Last weekend I got away to central New Hampshire for another NEHHA hammock hang. We were over in a cove at the end of 5 miles of dirt road, tucked down at the base of Mount Cardigan, on 270 acres of private land.


This is a view up to the northwest over the back side of what is known as Firescrew.  In the earlier part of the last century there was a huge forest fire in the region, and the top of this particular mountain produced a “firescrew” hundreds of feet tall where the winds swirled coming over the ridge. The forest has regenerated and re-grown to the point that it has already been lumbered over at least one since then. Our hostess’s property runs up along that first ridge going up Firescrew, and then much further up this ridge [behind where the picture was taken] and then off to the right a good ways. 270 acres is a sizable bit of property. We were camping in a hemlock grove quite far down this hillside, about on the left-hand edge where you can see that there’s a stream valley before it rises back up to ridges on Firescrew.


We had about 35 hammocks scattered through 4 or 5 acres of the grove on both sides of a “singing” stream that tumbled along a deep-cut bedrock course just below us that provided incredible background music to fall asleep to.


In the second photo, my AMOK Draumr is the green tarp on the right just past my friend Chazz’s “SuperTarp”… You can see why it would be called that.

It was down to 23°F when I got up Saturday morning. However, I had slept completely warm and toasty, and in perfect comfort in the Draumr. The difference between the experience on the ground, even in a tent, is extraordinary. My only problem was my inflatable pad blew out one of the seams between the baffles while I was setting up Friday afternoon. It was sort of like having two loaves of French bread stuffed down one side of the pad. Then around 4 AM, I heard a “Fwupht” and the adjoining seam blew out. This had me rolled over to the left hand edge pretty badly, but I was still able to fall back asleep until around 6:30.

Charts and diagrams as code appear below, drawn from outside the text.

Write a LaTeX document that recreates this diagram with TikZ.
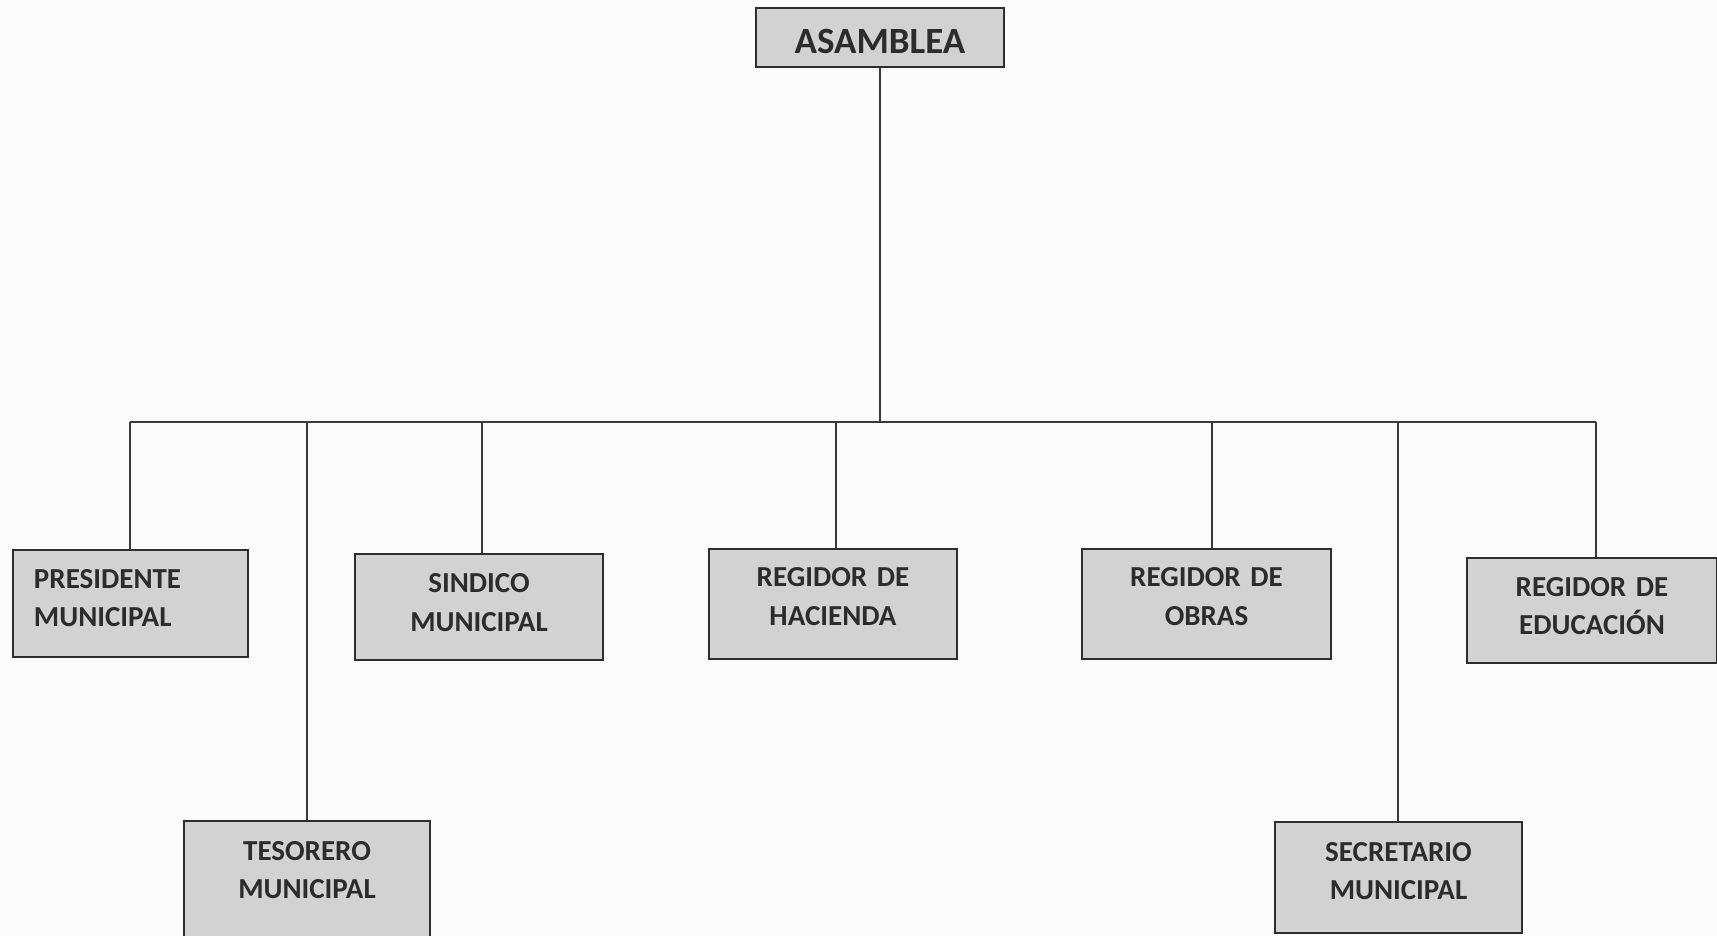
\documentclass[tikz,border=0pt]{standalone}
\usepackage{fontspec}
\setmainfont{Carlito}
\definecolor{linegray}{HTML}{3A3A3A}
\definecolor{boxgray}{HTML}{2E2E2E}
\definecolor{boxfill}{HTML}{D2D2D2}
\definecolor{textgray}{HTML}{2C2C2C}
\definecolor{paper}{HTML}{FBFBFB}
\newcommand{\twolines}[4]{\rule{0pt}{#1pt}#3\\#4\rule[-#2pt]{0pt}{#2pt}}
\begin{document}
\begin{tikzpicture}[x=1pt,y=-1pt,
  conn/.style={draw=linegray, line width=1.8pt},
  orgbox/.style={draw=boxgray, line width=2pt, fill=boxfill, inner xsep=0pt, inner ysep=0pt,
    text=textgray, font=\bfseries\fontsize{29}{38.6}\selectfont, align=center, anchor=north west},
]
\useasboundingbox (0,0) rectangle (1717,936);
\clip (0,0) rectangle (1717,936);
\fill[paper] (0,0) rectangle (1717,936);

% top
\node[orgbox, text width=248pt, font=\bfseries\fontsize{37}{42}\selectfont] (asm) at (755,7.3)
  {\rule{0pt}{45pt}ASAMBLEA\rule[-13.4pt]{0pt}{13.4pt}};

% level boxes
\node[orgbox, text width=193pt, inner xsep=21pt, align=left] (pres) at (12,549)
  {\twolines{38.3}{30}{PRESIDENTE}{MUNICIPAL}};
\node[orgbox, text width=248pt] (sind) at (354,553)
  {\twolines{38.7}{29}{SINDICO}{MUNICIPAL}};
\node[orgbox, text width=248pt] (hac) at (708,548)
  {\twolines{37.7}{33.7}{REGIDOR DE}{HACIENDA}};
\node[orgbox, text width=249pt] (obr) at (1081,548)
  {\twolines{37.7}{33.7}{REGIDOR DE}{OBRAS}};
\node[orgbox, text width=250pt] (edu) at (1466,557)
  {\twolines{38}{28.4}{REGIDOR DE}{EDUCACIÓN}};
\node[orgbox, text width=246pt] (tes) at (183,820)
  {\twolines{39}{47.4}{TESORERO}{MUNICIPAL}};
\node[orgbox, text width=247pt] (sec) at (1274,821.3)
  {\twolines{38.7}{33.1}{SECRETARIO}{MUNICIPAL}};

% bus
\coordinate (busL) at (130,422);
\coordinate (busR) at (1596,422);
\coordinate (dpres) at (130,422);
\coordinate (dtes) at (307,422);
\coordinate (dsind) at (482,422);
\coordinate (dhac) at (836,422);
\coordinate (dobr) at (1212,422);
\coordinate (dsec) at (1398,422);
\coordinate (dedu) at (1596,422);

\draw[conn] (asm.south) -- (asm.south |- busL);
\draw[conn] (busL) -- (busR);
\draw[conn] (dpres) -- (dpres |- pres.north);
\draw[conn] (dtes) -- (dtes |- tes.north);
\draw[conn] (dsind) -- (dsind |- sind.north);
\draw[conn] (dhac) -- (dhac |- hac.north);
\draw[conn] (dobr) -- (dobr |- obr.north);
\draw[conn] (dsec) -- (dsec |- sec.north);
\draw[conn] (dedu) -- (dedu |- edu.north);
\end{tikzpicture}
\end{document}
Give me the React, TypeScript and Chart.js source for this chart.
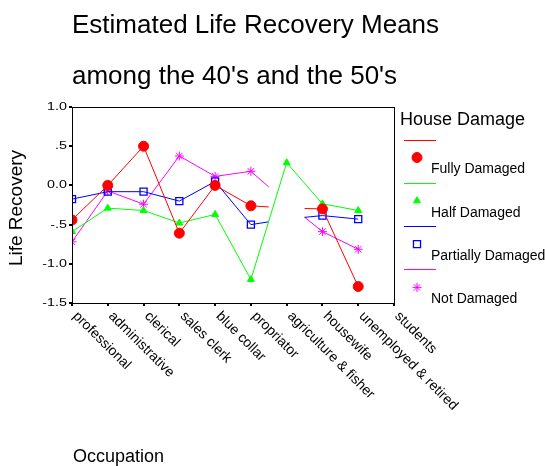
import React, { useEffect, useRef } from 'react';
import { Chart, registerables } from 'chart.js';
import { drawPoint } from 'chart.js/helpers';

Chart.register(...registerables);

const TITLE_LINES = ['Estimated Life Recovery Means', "among the 40's and the 50's"];
const Y_TITLE = 'Life Recovery';
const X_TITLE = 'Occupation';
const LEGEND_TITLE = 'House Damage';

const CATEGORIES = [
  'professional',
  'administrative',
  'clerical',
  'sales clerk',
  'blue collar',
  'propriator',
  'agriculture & fisher',
  'housewife',
  'unemployed & retired',
  'students',
];

const Y_TICK_VALUES = [1.0, 0.5, 0.0, -0.5, -1.0, -1.5];
const Y_TICK_LABELS = ['1.0', '.5', '0.0', '-.5', '-1.0', '-1.5'];

const SERIES_NAMES = ['Fully Damaged', 'Half Damaged', 'Partially Damaged', 'Not Damaged'];
const FULLY = [-0.44, 0.0, 0.5, -0.61, 0.0, -0.26, -0.29, -0.3, -1.29, null];
const HALF = [-0.59, -0.29, -0.32, -0.48, -0.37, -1.2, 0.29, -0.235, -0.32, null];
const PARTIAL = [-0.175, -0.08, -0.08, -0.2, 0.05, -0.5, -0.43, -0.385, -0.43, null];
const NOT_DAMAGED = [-0.72, -0.07, -0.24, 0.375, 0.115, 0.18, -0.22, -0.59, -0.815, null];

// category indices whose mark is not shown (line only drawn half-way toward it)
const FULLY_HIDDEN = [6];
const HALF_HIDDEN: number[] = [];
const PARTIAL_HIDDEN = [6];
const NOT_HIDDEN = [6];

const COLORS = ['#ff0000', '#00ff00', '#0000ff', '#ff00ff'];
const STYLES = ['circle', 'triangle', 'rect', 'star'];
const RADII = [5, 4, 5, 4.5];
const FILLS = ['#ff0000', '#00ff00', 'rgba(0,0,0,0)', '#ff00ff'];

const FONT = '"Liberation Sans", Arial, Helvetica, sans-serif';

type Pt = { x: number; y: number | null; mark: boolean };

function buildPoints(values: (number | null)[], hidden: number[]): Pt[] {
  const pts: Pt[] = [];
  for (let i = 0; i < values.length; i++) {
    const v = values[i];
    if (v === null) {
      pts.push({ x: i, y: null, mark: false });
      continue;
    }
    if (hidden.includes(i)) {
      const prev = values[i - 1];
      const next = values[i + 1];
      if (prev != null) pts.push({ x: i - 0.5, y: (prev + v) / 2, mark: false });
      pts.push({ x: i, y: null, mark: false });
      if (next != null) pts.push({ x: i + 0.5, y: (v + next) / 2, mark: false });
      continue;
    }
    pts.push({ x: i, y: v, mark: true });
  }
  return pts;
}

const decorPlugin = {
  id: 'decor',
  afterDraw(chart: any) {
    const ctx = chart.ctx as CanvasRenderingContext2D;
    const area = chart.chartArea;
    const xs = chart.scales.x;
    const ys = chart.scales.y;
    ctx.save();
    // frame
    ctx.strokeStyle = '#000';
    ctx.lineWidth = 1;
    ctx.strokeRect(
      Math.round(area.left) + 0.5,
      Math.round(area.top) + 0.5,
      Math.round(area.right - area.left),
      Math.round(area.bottom - area.top)
    );

    ctx.fillStyle = '#000';
    // title
    ctx.font = `26px ${FONT}`;
    ctx.textAlign = 'left';
    ctx.textBaseline = 'alphabetic';
    ctx.fillText(TITLE_LINES[0], 72, 33);
    ctx.fillText(TITLE_LINES[1], 72, 84);

    // y tick labels (slightly wide)
    ctx.font = `11px ${FONT}`;
    Y_TICK_VALUES.forEach((v, i) => {
      const y = ys.getPixelForValue(v);
      ctx.save();
      ctx.translate(67, y);
      ctx.scale(1.3, 1);
      ctx.textAlign = 'right';
      ctx.textBaseline = 'middle';
      ctx.fillText(Y_TICK_LABELS[i], 0, 0);
      ctx.restore();
    });

    // y title
    ctx.save();
    ctx.font = `19px ${FONT}`;
    ctx.translate(22, (area.top + area.bottom) / 2 + 3);
    ctx.rotate(-Math.PI / 2);
    ctx.textAlign = 'center';
    ctx.textBaseline = 'alphabetic';
    ctx.fillText(Y_TITLE, 0, 0);
    ctx.restore();

    // x labels rotated
    ctx.font = `14px ${FONT}`;
    CATEGORIES.forEach((c, i) => {
      const x = xs.getPixelForValue(i);
      ctx.save();
      ctx.translate(x + 8, area.bottom + 6);
      ctx.rotate(Math.PI / 4);
      ctx.textAlign = 'left';
      ctx.textBaseline = 'top';
      ctx.fillText(c, 0, 0);
      ctx.restore();
    });

    // x title
    ctx.font = `18px ${FONT}`;
    ctx.textAlign = 'left';
    ctx.textBaseline = 'alphabetic';
    ctx.fillText(X_TITLE, 73, 462);

    // legend
    ctx.font = `18px ${FONT}`;
    ctx.fillText(LEGEND_TITLE, 400, 125);
    ctx.font = `14px ${FONT}`;
    const step = 43.3;
    SERIES_NAMES.forEach((name, k) => {
      const ly = Math.round(139.5 + step * k) + 0.5;
      ctx.strokeStyle = COLORS[k];
      ctx.lineWidth = 1;
      ctx.beginPath();
      ctx.moveTo(404, ly);
      ctx.lineTo(436, ly);
      ctx.stroke();
      ctx.strokeStyle = COLORS[k];
      ctx.fillStyle = FILLS[k];
      ctx.lineWidth = k === 2 ? 1.3 : 1;
      drawPoint(
        ctx,
        {
          pointStyle: STYLES[k],
          radius: RADII[k],
          rotation: 0,
          borderWidth: k === 2 ? 1.3 : 1,
        } as any,
        417,
        157.5 + step * k
      );
      ctx.fillStyle = '#000';
      ctx.fillText(name, 431, 173.3 + step * k);
    });
    ctx.restore();
  },
};

export default function App() {
  const ref = useRef<HTMLCanvasElement | null>(null);
  useEffect(() => {
    if (!ref.current) return;
    const seriesValues = [FULLY, HALF, PARTIAL, NOT_DAMAGED];
    const hiddenSets = [FULLY_HIDDEN, HALF_HIDDEN, PARTIAL_HIDDEN, NOT_HIDDEN];
    const datasets = seriesValues.map((vals, k) => ({
      label: SERIES_NAMES[k],
      data: buildPoints(vals, hiddenSets[k]) as any,
      borderColor: COLORS[k],
      backgroundColor: FILLS[k],
      borderWidth: 1,
      tension: 0,
      spanGaps: false,
      pointStyle: STYLES[k] as any,
      pointRadius: (c: any) => (c.raw && c.raw.mark ? RADII[k] : 0),
      pointBackgroundColor: FILLS[k],
      pointBorderColor: COLORS[k],
      pointBorderWidth: k === 2 ? 1.3 : 1,
      pointHoverRadius: 0,
    }));

    const chart = new Chart(ref.current, {
      type: 'line',
      data: { datasets },
      options: {
        responsive: false,
        animation: false,
        events: [],
        layout: { padding: { left: 0, top: 107, right: 151, bottom: 0 } },
        plugins: {
          legend: { display: false },
          tooltip: { enabled: false },
          title: { display: false },
        },
        scales: {
          x: {
            type: 'linear',
            min: 0,
            max: CATEGORIES.length - 1,
            ticks: { stepSize: 1, display: false },
            grid: { drawOnChartArea: false, drawTicks: true, tickLength: 3, color: '#000', lineWidth: 2 },
            border: { color: '#000', width: 1 },
            afterFit: (s: any) => {
              s.height = 163;
            },
          },
          y: {
            min: -1.5,
            max: 1.0,
            ticks: { stepSize: 0.5, display: false },
            grid: { drawOnChartArea: false, drawTicks: true, tickLength: 3, color: '#000', lineWidth: 2 },
            border: { color: '#000', width: 1 },
            afterFit: (s: any) => {
              s.width = 72;
            },
          },
        },
      },
      plugins: [decorPlugin],
    });
    return () => chart.destroy();
  }, []);

  return (
    <div style={{ position: 'absolute', left: 0, top: 0, width: 545, height: 466, background: '#fff' }}>
      <canvas ref={ref} width={545} height={466} style={{ display: 'block', width: 545, height: 466 }} />
    </div>
  );
}
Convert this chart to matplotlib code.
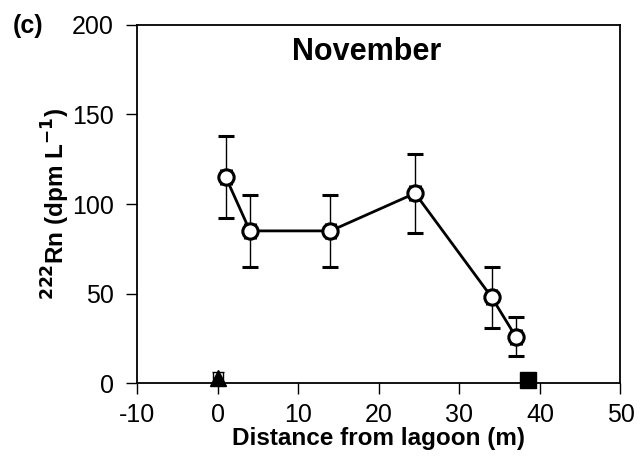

Typically of me, I didn’t actually end up taking that many pictures because I was having too much fun. Quite a few of this crowd are very accomplished backcountry chefs, and food just kept rolling off the fires, the stoves and grills, and the Dutch ovens. I had brought along the chain saw just in case, and I logged quite a bit of standing deadwood to assure that we left our hostess with more wood than we used. This ended up being a good idea, since we needed a four-inch bed of coals just for the 35 packages of chicken breasts with brussels sprouts, potatoes, onions, carrots, and bacon the one of the guys “casually” through together. And bacon… Did I mention that one of the other folks brought 16 pounds of smoked bacon? A-yuh.

This is the second time that I have hung with these people, and I’m even more convinced now than I was before that this is something I will want to continue to participate in. I turn 66 years old next Friday, so I know my limits, and I won’t be planning on anymore events before spring. It is simply too cold for my blood after this point.  However, come April, I’ll be back “hanging” with these people… Just for the food.


2 thoughts on “Great Pumpkin “Hang”

  1. Even though I’m comfortable in my hammock, I just don’t sleep well. I can’t explain it. I’ll keep trying, maybe I’ll get used to it.

  2. Couple of questions:
    Are you sleeping at a diagonal and have the hammock hung at about 30° at the ends?
    Do you have a fixed ridgeline to control your sag or “droop?
    Do you use a pad or under-quilt to prevent “cold-butt-syndrome”?

    Also, let me know what hammock you are using…. mebbe I can hint you up to comfort.

    Thanks for following and all your comments.